By Lois Ann Ell
The invitation arrived on our doorstep. It was the first party of the holiday season. A colorful hand-written card; the details penned in curly letters: pupus, live music, 7 p.m. At the bottom, in less curly letters: Adults Only.
This policy prickled me. When I host the occasional party, I have an open door policy; kids, dogs, friends of friends. Being gracious is the sign of a good hostess.
I enjoy a night away from my kids as much as any parent, and luckily, thanks to great family who live on island, we get them. Still, there’s something tacky about stating formally that you don’t want children around.
Nevertheless, I began mentally going down the list of options of if and how we would get to this party, which I knew would be fun if we went.
A lot has changed over the past few generations. When I was a child, parties were for adults and babysitters were a staple at our house on a Saturday night. Today, in the child-centered world we live in, I don’t know many parents who hire babysitters to go out for a night. Either family members help out, or the kids go too.
The whole idea of hiring a babysitter for a few hours one night seems daunting. First, you have to know one, trust one, be willing to pick him or her up, make dinner, go over a list of instructions, remember to call and check in, and wonder the whole time while you are out if your kids are being watched while they are in the bath, or if said babysitter is on their iPhone absorbed in the world of instagram. Oh, and you have to drive him/her home. And pay a decent wage.
Our regular reliable family members were unavailable that night. My husband and I have been known to flip a coin to see who gets to go solo, and who stays home with the kids. But it’s not as great as it seems. You are out a dancing partner, and if you are the one who gets to go, you have winner’s guilt, and have to play down how much fun you had. It also helps to bring a to-go plate home.

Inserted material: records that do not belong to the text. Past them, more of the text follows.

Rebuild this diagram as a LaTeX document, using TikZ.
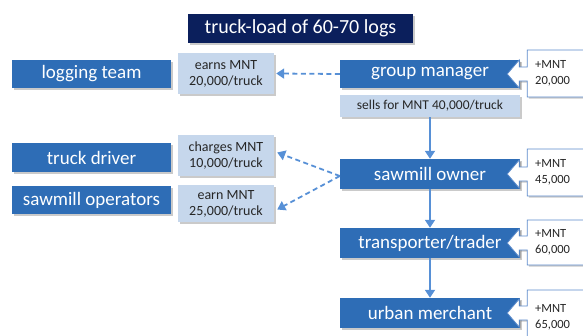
\documentclass[tikz,border=0pt]{standalone}
\usepackage{fontspec}
\setmainfont{Carlito}
\usetikzlibrary{arrows.meta,shadows,calc}

\definecolor{navy}{HTML}{0B1F5C}
\definecolor{actor}{HTML}{2E6DB6}
\definecolor{note}{HTML}{C6D7EC}
\definecolor{flow}{HTML}{5790D6}
\definecolor{edge}{HTML}{5B8ACB}

\tikzset{
  shade/.style={drop shadow={shadow xshift=1.6pt,shadow yshift=-1.6pt,opacity=0.35,fill=black!60}},
  actorbox/.style={fill=actor,text=white,font=\fontsize{19}{21}\selectfont,inner sep=0pt,shade},
  notebox/.style={fill=note,text=black!85,font=\fontsize{14}{16}\selectfont,align=center,inner sep=0pt,shade},
  gaintext/.style={anchor=west,align=left,font=\fontsize{12.5}{15.5}\selectfont,text=black!85,inner sep=0pt},
  flowarrow/.style={draw=flow,line width=1.8pt,-{Triangle[length=8pt,width=10pt]}},
  paidarrow/.style={draw=flow,line width=1.8pt,dash pattern=on 5pt off 3.5pt,-{Triangle[length=8pt,width=10pt]}},
  calloutline/.style={draw=edge,line width=0.8pt,fill=white,shade},
}

% white box with a left-pointing arrow into a role box
% #1 = role node, #2 = top, #3 = bottom, #4 = name, #5 = amount
\newcommand\gaincallout[5]{%
  \path (#1.east) ++(-13,0) coordinate (#4tip);
  \path[calloutline] (#4tip) -- ++(12,-14) -- ++(0,7) -- ++(8,0) |- (620,#2) -- (620,#3) -| ($(#4tip)+(20,7)$) -- ++(-8,0) -- ++(0,7) -- cycle;
  \node[gaintext] (#4) at (535,{(#2+#3)/2}) {+MNT\\#5};
}

\begin{document}
\begin{tikzpicture}[x=1pt,y=-1pt]
  \useasboundingbox (0,0) rectangle (583,335);
  \clip (0,0) rectangle (583,335);

  % title
  \node[fill=navy,text=white,minimum width=225,minimum height=29,inner sep=0pt,
        font=\fontsize{20}{22}\selectfont,shade] (title) at (300.5,28.5) {truck-load of 60-70 logs};

  % left column: who is paid
  \node[actorbox,minimum width=159,minimum height=28] (logging) at (91.5,74) {logging team};
  \node[actorbox,minimum width=159,minimum height=29] (driver) at (91.5,157.5) {truck driver};
  \node[actorbox,minimum width=159,minimum height=28] (operators) at (91.5,200) {sawmill operators};

  \node[notebox,minimum width=96,minimum height=41] (earns) at (226,73.5) {earns MNT\\20,000/truck};
  \node[notebox,minimum width=96,minimum height=41] (charges) at (226,155.5) {charges MNT\\10,000/truck};
  \node[notebox,minimum width=96,minimum height=37] (earn) at (226,203.5) {earn MNT\\25,000/truck};

  % right column: the chain of sellers
  \node[actorbox,minimum width=180,minimum height=28] (manager) at (430,74) {group manager};
  \node[notebox,minimum width=180,minimum height=22,font=\fontsize{13.5}{15}\selectfont] (sells) at (430,106) {sells for MNT 40,000/truck};
  \node[actorbox,minimum width=180,minimum height=30] (owner) at (430,174) {sawmill owner};
  \node[actorbox,minimum width=180,minimum height=30] (trader) at (430,243) {transporter/trader};
  \node[actorbox,minimum width=180,minimum height=30] (merchant) at (430,313) {urban merchant};

  % flow of the logs
  \draw[flowarrow] (sells.south) -- (owner.north);
  \draw[flowarrow] (owner.south) -- (trader.north);
  \draw[flowarrow] (trader.south) -- (merchant.north);

  % payments
  \draw[paidarrow] (manager.west) -- ([xshift=2]earns.east);
  \draw[paidarrow] ([yshift=-2]owner.west) -- ([xshift=3,yshift=3]charges.east);
  \draw[paidarrow] ([yshift=-2]owner.west) -- ([xshift=3,yshift=-6]earn.east);

  % gains along the chain
  \gaincallout{manager}{50}{97}{gainA}{20,000}
  \gaincallout{owner}{149}{196}{gainB}{45,000}
  \gaincallout{trader}{220}{265}{gainC}{60,000}
  \gaincallout{merchant}{290}{345}{gainD}{65,000}
\end{tikzpicture}
\end{document}
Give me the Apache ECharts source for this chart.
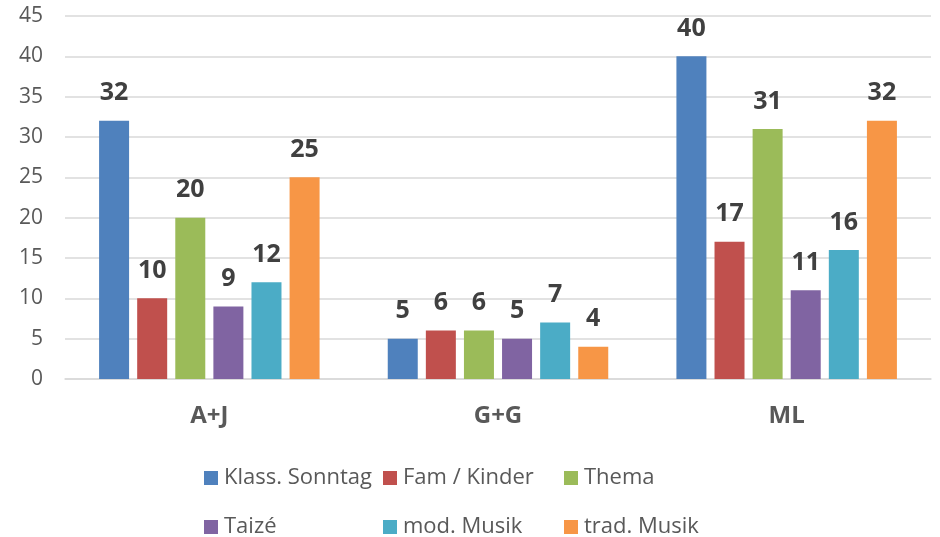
<!DOCTYPE html>
<html>
<head>
<meta charset="utf-8">
<script src="https://cdn.jsdelivr.net/npm/echarts@6/dist/echarts.min.js"></script>
<style>
  html, body { margin: 0; padding: 0; background: #fff; }
  #main { width: 940px; height: 537px; }
</style>
</head>
<body>
<div id="main"></div>
<script>
// data
const categories = ['A+J', 'G+G', 'ML'];
const seriesNames = ['Klass. Sonntag', 'Fam / Kinder', 'Thema', 'Taizé', 'mod. Musik', 'trad. Musik'];
const klassSonntag = [32, 5, 40];
const famKinder = [10, 6, 17];
const thema = [20, 6, 31];
const taize = [9, 5, 11];
const modMusik = [12, 7, 16];
const tradMusik = [25, 4, 32];
const colors = ['#4F81BD', '#C0504D', '#9BBB59', '#8064A2', '#4BACC6', '#F79646'];

const values = [klassSonntag, famKinder, thema, taize, modMusik, tradMusik];
const font = 'Open Sans, Liberation Sans, sans-serif';

const myChart = echarts.init(document.getElementById('main'));

// legend: 3 columns x 2 rows
const legendCols = [199, 378, 559];
const legendRows = [462, 511];
const legends = seriesNames.map(function (name, i) {
  return {
    data: [name],
    left: legendCols[i % 3],
    top: legendRows[Math.floor(i / 3)],
    itemWidth: 14,
    itemHeight: 14,
    itemGap: 6,
    icon: 'rect',
    textStyle: { fontFamily: font, fontSize: 22, color: '#595959', padding: [0, 0, 0, 1] }
  };
});

const series = seriesNames.map(function (name, i) {
  return {
    name: name,
    type: 'bar',
    data: values[i],
    barWidth: 30,
    barGap: '27%',
    itemStyle: { color: colors[i] },
    label: {
      show: true,
      position: 'top',
      distance: 15,
      fontFamily: font,
      fontSize: 25,
      fontWeight: 'bold',
      color: '#404040'
    }
  };
});

const option = {
  animation: false,
  color: colors,
  legend: legends,
  grid: { left: 65, right: 9, top: 16, bottom: 158 },
  xAxis: {
    type: 'category',
    data: categories,
    axisLine: { lineStyle: { color: '#d9d9d9', width: 1.5 } },
    axisTick: { show: false },
    axisLabel: { fontFamily: font, fontSize: 24, fontWeight: 'bold', color: '#595959', margin: 25 }
  },
  yAxis: {
    type: 'value',
    min: 0,
    max: 45,
    interval: 5,
    axisLine: { show: false },
    axisTick: { show: false },
    splitLine: { lineStyle: { color: '#d9d9d9', width: 1.5 } },
    axisLabel: { fontFamily: font, fontSize: 21, color: '#595959', margin: 22 }
  },
  series: series
};

myChart.setOption(option);
</script>
</body>
</html>
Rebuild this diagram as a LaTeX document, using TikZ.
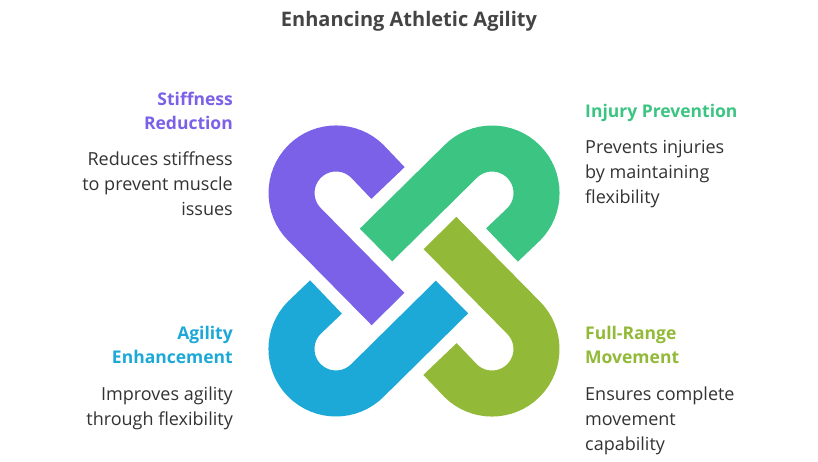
\documentclass[tikz,border=0pt]{standalone}
\usepackage{fontspec}
\setmainfont{Open Sans}
\definecolor{cpur}{HTML}{7B61E8}
\definecolor{cgrn}{HTML}{3CC482}
\definecolor{clim}{HTML}{92BA38}
\definecolor{cblu}{HTML}{1DA9D8}
\definecolor{ctxt}{HTML}{333333}
\definecolor{ctitle}{HTML}{444444}
\tikzset{
  band/.style={line width=46pt, line cap=butt},
  head/.style={font=\fontsize{17.5}{24}\selectfont\bfseries, inner sep=0pt},
  body/.style={font=\fontsize{18}{25}\selectfont, text=ctxt, inner sep=0pt},
}
\newcommand{\hookpath}[1]{\draw[band,#1] (-26,88) -- (-46.5,109.5) arc[start angle=45,end angle=225,radius=44.5] -- (-26,-38);}
\begin{document}
\begin{tikzpicture}[x=1pt,y=-1pt]
\useasboundingbox[fill=white] (0,0) rectangle (818,462);
\node[font=\fontsize{20}{24}\selectfont\bfseries, text=ctitle, anchor=base] (title) at (409,27) {Enhancing Athletic Agility};
\begin{scope}[shift={(414,271)}, yscale=-1]
  \hookpath{cpur}
  \begin{scope}[rotate=-90]\hookpath{cblu}\end{scope}
  \begin{scope}[rotate=-180]\hookpath{clim}\end{scope}
  \begin{scope}[rotate=-270]\hookpath{cgrn}\end{scope}
\end{scope}
\node[head, text=cpur, align=right, anchor=north east] (h1) at (233,92) {Stiffness\\Reduction};
\node[body, align=right, anchor=north east] (b1) at (233,152) {Reduces stiffness\\to prevent muscle\\issues};
\node[head, text=cgrn, align=left, anchor=north west] (h2) at (585,104) {Injury Prevention};
\node[body, align=left, anchor=north west] (b2) at (585,140) {Prevents injuries\\by maintaining\\flexibility};
\node[head, text=cblu, align=right, anchor=north east] (h3) at (233,326) {Agility\\Enhancement};
\node[body, align=right, anchor=north east] (b3) at (233,387) {Improves agility\\through flexibility};
\node[head, text=clim, align=left, anchor=north west] (h4) at (585,326) {Full-Range\\Movement};
\node[body, align=left, anchor=north west] (b4) at (585,387) {Ensures complete\\movement\\capability};
\end{tikzpicture}
\end{document}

As we debated over what to do, it seemed easier to RSVP no. And as we talked about it more, I eventually conceded that an adult holiday party is not always the best place for kids; we all can get overly festive and imbibe beyond our best intentions at these events.
And just because kids have become the center of my life doesn’t mean they have to be the center of everyone else’s life.
The evening of the party, while others dressed up, got their bubbly on and socialized, a few miles away, our family of five went down to the beach and played a sandy game of football, roasted s’mores, and counted stars as the moon rose in the sky. It was a perfect, intimate holiday party.